I suspect that an unspoken—even unconscious—vegetarian
bias is partly responsible.
Thirty years ago, when farmers’ markets were novel, vegetarians
claimed the moral and environmental high ground with arguments such
as those in Frances Moore Lappé’s groundbreaking 1971
book Diet
for a Small Planet, which argued that you could feed more people
on the grain beef cattle ate than on the beef they produced 13.
In the 1970s, health-food stores and organic farming were virtually
synonymous with the vegetarian diet. As recently as 2001, we invited
a beef farmer to a farmers’ market we started in Takoma Park,
Maryland in 1983. Local vegetarians protested that the farmers’

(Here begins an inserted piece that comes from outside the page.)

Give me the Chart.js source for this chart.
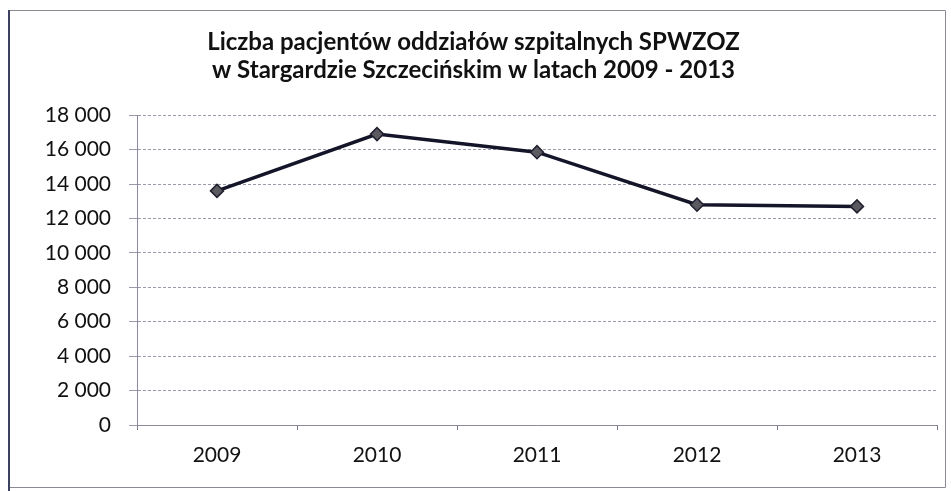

market was for vegetarians. As the writer and dairy farmer Joann
Grohman puts it, ‘So vigorously has the vegetarian movement
pursued the twin themes of whole food and rejection of animal products
that in the minds of most people, to be committed to whole foods
or even to organic gardening without being a vegetarian takes some
explaining.’
But any sound—or, as environmentalists might say, holistic—approach
to local foods must include animal husbandry. Animal foods are a
staple of the human diet. There are no traditional vegan societies
because a strict vegan diet lacks essential nutrients. Even vegetarian
societies prize butter and eggs for the essential fat-soluble vitamins
A and D and for vitamin B12, found only in animal foods. The plant-based
sources of the essential omega-3 fatty acids are rare 14.
Fish and grass-fed meat, dairy, and eggs are far better sources.
Animal foods are not only vital in the diet; they are also too important
to farming to ignore. According to the USDA, animal products account
for a small majority (51%) of American agriculture. Each year, American
farmers sell $100 billion in animal foods, and consumers spend several
times that amount on animal products at retail. Each year, the average
American eats 186 pounds of meat including beef, lamb, pork, and
poultry, and almost 600 pounds of milk, cheese, and ice cream. Leaving
animal foods out of the market for local foods is simply inadequate.